Problem to solve
Pull out the lines running from the one with "Emit a Python" to the one with "from matplotlib.transforms import offset_copy", inclusive, word for word. Drop any picture.

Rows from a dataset
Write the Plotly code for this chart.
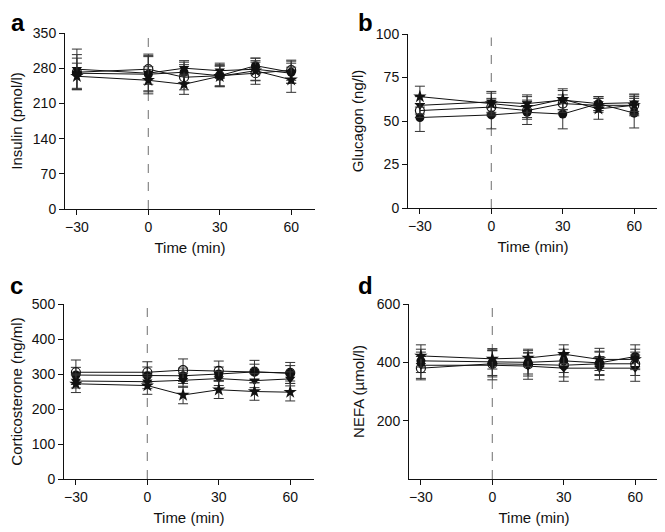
import plotly.graph_objects as go

time = [-30, 0, 15, 30, 45, 60]
series_names = ["filled circle", "open circle", "triangle", "star"]

# Panel a: Insulin (pmol/l)
ins_fc = [270, 268, 272, 265, 285, 272]
ins_oc = [272, 278, 262, 265, 270, 276]
ins_tr = [278, 270, 280, 275, 278, 270]
ins_st = [264, 256, 248, 264, 275, 257]
ins_fc_e = [30, 35, 20, 22, 15, 22]
ins_oc_e = [35, 30, 25, 20, 22, 20]
ins_tr_e = [40, 35, 15, 15, 22, 20]
ins_st_e = [26, 27, 20, 20, 20, 25]

# Panel b: Glucagon (ng/l)
glu_fc = [52, 53.5, 55, 54, 60, 54.5]
glu_oc = [56, 58, 56, 60, 59, 59]
glu_tr = [59, 61, 60, 62, 60, 60.5]
glu_st = [64, 60, 58, 62.5, 57, 59]
glu_fc_e = [8, 8, 7, 8.5, 4, 8.5]
glu_oc_e = [4, 5, 5, 5, 4, 5]
glu_tr_e = [5, 6, 5, 5.5, 4, 5]
glu_st_e = [6, 6, 6, 6, 6, 6]

# Panel c: Corticosterone (ng/ml)
cor_fc = [297, 295, 295, 300, 306, 302]
cor_oc = [305, 305, 311, 309, 307, 303]
cor_tr = [280, 278, 282, 287, 281, 286]
cor_st = [272, 267, 240, 255, 250, 248]
cor_fc_e = [22, 25, 22, 20, 22, 22]
cor_oc_e = [35, 30, 32, 28, 32, 30]
cor_tr_e = [20, 20, 20, 20, 20, 20]
cor_st_e = [25, 25, 25, 25, 25, 25]

# Panel d: NEFA (umol/l)
nef_fc = [405, 400, 400, 405, 398, 420]
nef_oc = [380, 395, 393, 390, 395, 395]
nef_tr = [390, 390, 387, 380, 380, 380]
nef_st = [422, 412, 415, 428, 410, 410]
nef_fc_e = [40, 45, 40, 40, 40, 40]
nef_oc_e = [40, 45, 40, 40, 40, 40]
nef_tr_e = [45, 50, 45, 45, 40, 45]
nef_st_e = [38, 35, 30, 32, 38, 35]

symbols = ["circle", "circle-open", "triangle-down", "star"]

# letter positions: (x centre, top of text box) in page pixels
panels = [
    dict(vals=[ins_fc, ins_oc, ins_tr, ins_st], errs=[ins_fc_e, ins_oc_e, ins_tr_e, ins_st_e],
         title="Insulin (pmol/l)", rng=[0, 350], ticks=[0, 70, 140, 210, 280, 350],
         xdom=[65, 315], ydom=[33, 209], letter="a", lpos=(18, 8)),
    dict(vals=[glu_fc, glu_oc, glu_tr, glu_st], errs=[glu_fc_e, glu_oc_e, glu_tr_e, glu_st_e],
         title="Glucagon (ng/l)", rng=[0, 100], ticks=[0, 25, 50, 75, 100],
         xdom=[408, 658], ydom=[34, 208], letter="b", lpos=(365, 8)),
    dict(vals=[cor_fc, cor_oc, cor_tr, cor_st], errs=[cor_fc_e, cor_oc_e, cor_tr_e, cor_st_e],
         title="Corticosterone (ng/ml)", rng=[0, 500], ticks=[0, 100, 200, 300, 400, 500],
         xdom=[64, 314], ydom=[304, 479], letter="c", lpos=(16, 271)),
    dict(vals=[nef_fc, nef_oc, nef_tr, nef_st], errs=[nef_fc_e, nef_oc_e, nef_tr_e, nef_st_e],
         title="NEFA (\u00b5mol/l)", rng=[0, 600], ticks=[200, 400, 600],
         xdom=[409, 659], ydom=[304, 479], letter="d", lpos=(365, 271)),
]

W, H = 665, 532
OFF = 8  # page body margin offset
fig = go.Figure()
shapes = []
annotations = []
font_family = "Liberation Sans, Arial, sans-serif"

for i, p in enumerate(panels):
    n = i + 1
    xa = "x" if n == 1 else f"x{n}"
    ya = "y" if n == 1 else f"y{n}"
    xkey = "xaxis" if n == 1 else f"xaxis{n}"
    ykey = "yaxis" if n == 1 else f"yaxis{n}"
    for j in range(4):
        sym = symbols[j]
        fig.add_trace(go.Scatter(
            x=time, y=p["vals"][j], xaxis=xa, yaxis=ya, mode="lines+markers",
            name=series_names[j], showlegend=False,
            line=dict(color="#111111", width=1),
            marker=dict(symbol=sym, size=9 if sym != "star" else 10, color="#111111",
                        line=dict(color="#111111", width=1.2 if sym == "circle-open" else 0)),
            error_y=dict(type="data", array=p["errs"][j], visible=True,
                         color="#333333", thickness=1, width=5),
        ))
    x0, x1 = p["xdom"][0] - OFF, p["xdom"][1] - OFF
    y0, y1 = p["ydom"][0] - OFF, p["ydom"][1] - OFF
    fig.layout[xkey] = dict(
        domain=[x0 / W, min(x1 / W, 1.0)], range=[-35, 70], anchor=ya,
        tickvals=[-30, 0, 30, 60], ticktext=["\u221230", "0", "30", "60"],
        ticks="outside", ticklen=5, tickcolor="#111111", showline=True, linecolor="#111111",
        linewidth=1, showgrid=False, zeroline=False, automargin=False,
        tickfont=dict(size=14, color="#111111", family=font_family),
        title=dict(text="Time (min)", font=dict(size=15, color="#111111", family=font_family), standoff=8),
    )
    fig.layout[ykey] = dict(
        domain=[1 - y1 / H, 1 - y0 / H], range=p["rng"], anchor=xa,
        tickvals=p["ticks"], ticks="outside", ticklen=5, tickcolor="#111111",
        showline=True, linecolor="#111111", linewidth=1, showgrid=False, zeroline=False,
        automargin=False,
        tickfont=dict(size=14, color="#111111", family=font_family),
        title=dict(text=p["title"], font=dict(size=15, color="#111111", family=font_family), standoff=8),
    )
    shapes.append(dict(type="line", xref=xa, yref=f"{ya} domain", x0=0, x1=0, y0=0, y1=0.98,
                       line=dict(color="#888888", width=1.2, dash="dash"), layer="below"))
    annotations.append(dict(text=f"<b>{p['letter']}</b>", xref="paper", yref="paper",
                            x=(p["lpos"][0] - OFF) / W, y=1 - (p["lpos"][1] - OFF) / H, showarrow=False,
                            xanchor="center", yanchor="top", borderpad=0,
                            font=dict(size=24, color="#000000", family=font_family)))

fig.update_layout(
    width=W, height=H, margin=dict(l=0, r=0, t=0, b=0),
    paper_bgcolor="white", plot_bgcolor="white",
    shapes=shapes, annotations=annotations, showlegend=False,
)

fig.write_html("out.html")
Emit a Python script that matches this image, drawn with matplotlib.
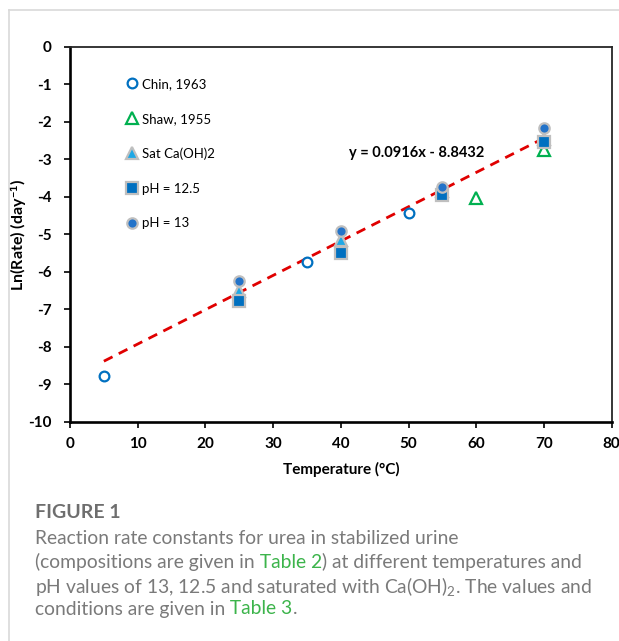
import matplotlib
matplotlib.use("Agg")
import numpy as np
import matplotlib.pyplot as plt
from matplotlib.lines import Line2D
from matplotlib.transforms import offset_copy

plt.rcParams['font.family'] = ['Lato', 'DejaVu Sans']
plt.rcParams['axes.unicode_minus'] = False
plt.rcParams['mathtext.fontset'] = 'custom'
plt.rcParams['mathtext.rm'] = 'Lato'
plt.rcParams['mathtext.it'] = 'Lato:italic'
plt.rcParams['mathtext.bf'] = 'Lato:bold'

# ---- data: ln(rate constant) vs temperature ----
chin_T   = [5, 35, 50]
chin_lnk = [-8.77, -5.74, -4.44]

shaw_T   = [60, 70]
shaw_lnk = [-4.02, -2.76]

sat_T    = [25, 40, 55, 70]
sat_lnk  = [-6.51, -5.15, -3.85, -2.45]

ph125_T   = [25, 40, 55, 70]
ph125_lnk = [-6.79, -5.49, -3.96, -2.53]

ph13_T   = [25, 40, 55, 70]
ph13_lnk = [-6.24, -4.90, -3.74, -2.17]

# linear fit reported on the chart
fit_slope = 0.0916
fit_icept = -8.8432
fit_range = [5, 70]

x_ticks = list(range(0, 81, 10))
y_ticks = list(range(-10, 1, 1))

GRAY_EDGE = '#BFBFBF'
CAP_GRAY = '#7a7a7a'
CAP_GREEN = '#3cb44b'

fig = plt.figure(figsize=(6.19, 6.41), dpi=100)
ax = fig.add_axes([0.1131, 0.3421, 0.8751, 0.5846])

# fitted trend line
xf = np.array(fit_range, dtype=float)
ax.plot(xf, fit_slope * xf + fit_icept, color='#E00000', lw=2.0,
        ls=(0, (3.5, 2.5)), zorder=2)

ax.plot(chin_T, chin_lnk, 'o', ls='none', ms=7, mfc='white', mec='#0070C0',
        mew=1.6, label='Chin, 1963', zorder=3)
ax.plot(shaw_T, shaw_lnk, '^', ls='none', ms=8, mfc='white', mec='#00B050',
        mew=1.6, label='Shaw, 1955', zorder=3)
ax.plot(sat_T, sat_lnk, '^', ls='none', ms=8, mfc='#1EA8E6', mec=GRAY_EDGE,
        mew=1.6, label='Sat Ca(OH)2', zorder=4)
ax.plot(ph125_T, ph125_lnk, 's', ls='none', ms=8, mfc='#0070C0', mec=GRAY_EDGE,
        mew=1.6, label='pH = 12.5', zorder=5)
ax.plot(ph13_T, ph13_lnk, 'o', ls='none', ms=7.5, mfc='#2373C9', mec=GRAY_EDGE,
        mew=1.6, label='pH = 13', zorder=6)

ax.text(51.2, -2.84, f"y = {fit_slope}x - {abs(fit_icept)}", ha='center',
        va='center', fontsize=10.5, fontweight='bold', color='black')

ax.set_xlim(0, 80)
ax.set_ylim(-10, 0)
ax.set_xticks(x_ticks)
ax.set_yticks(y_ticks)
ax.tick_params(axis='both', direction='out', length=4, width=1.2,
               labelsize=11, colors='black')
ax.tick_params(axis='y', pad=9)
ax.tick_params(axis='x', pad=7)
for lab in ax.get_xticklabels() + ax.get_yticklabels():
    lab.set_fontweight('bold')

for side in ('left', 'bottom'):
    ax.spines[side].set_linewidth(1.9)
    ax.spines[side].set_color('black')
for side in ('top', 'right'):
    ax.spines[side].set_linewidth(1.3)
    ax.spines[side].set_color('#262626')

ax.set_xlabel("Temperature (°C)", fontsize=11, fontweight='bold', labelpad=8)
ax.set_ylabel(r"Ln(Rate) (day$^{\mathbf{-1}}$)", fontsize=11.5,
              fontweight='bold', va='center')
ax.yaxis.set_label_coords(-51 / 542, 0.5)

leg = ax.legend(loc='upper left', bbox_to_anchor=(0.104, 0.917),
                frameon=False, handlelength=0.9, handletextpad=0.3,
                labelspacing=1.72, borderpad=0, borderaxespad=0,
                fontsize=9.5, numpoints=1)

# light border of the chart panel
fig.add_artist(Line2D([0.0145, 1.0], [0.9844, 0.9844], color='#d9d9d9',
                      lw=1.2, transform=fig.transFigure))
fig.add_artist(Line2D([0.0145, 0.0145], [0.0, 0.9844], color='#d9d9d9',
                      lw=1.2, transform=fig.transFigure))

# caption below the chart
cap_x = 35 / 619
fig.text(cap_x, 1 - 513 / 641, "FIGURE 1", fontsize=14, fontweight='bold',
         color='#6e6e6e', va='center', ha='left')

caption = [
    [("Reaction rate constants for urea in stabilized urine", CAP_GRAY)],
    [("(compositions are given in", CAP_GRAY), (" Table 2", CAP_GREEN),
     (") at different temperatures and", CAP_GRAY)],
    [(r"pH values of 13, 12.5 and saturated with Ca(OH)$_2$. The values and",
      CAP_GRAY)],
    [("conditions are given in", CAP_GRAY), (" Table 3", CAP_GREEN),
     (".", CAP_GRAY)],
]
line_y = [538, 562, 586, 609]

renderer = fig.canvas.get_renderer()
for parts, ypix in zip(caption, line_y):
    tr = fig.transFigure
    for s, c in parts:
        t = fig.text(cap_x, 1 - ypix / 641, s, fontsize=13.9, color=c,
                     va='center', ha='left', transform=tr)
        ext = t.get_window_extent(renderer=renderer)
        tr = offset_copy(tr, fig=fig, x=ext.width, y=0, units='dots')

fig.savefig("out.png", dpi=100)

Answer
Emit a Python script that matches this image, drawn with matplotlib.
import matplotlib
matplotlib.use("Agg")
import numpy as np
import matplotlib.pyplot as plt
from matplotlib.lines import Line2D
from matplotlib.transforms import offset_copy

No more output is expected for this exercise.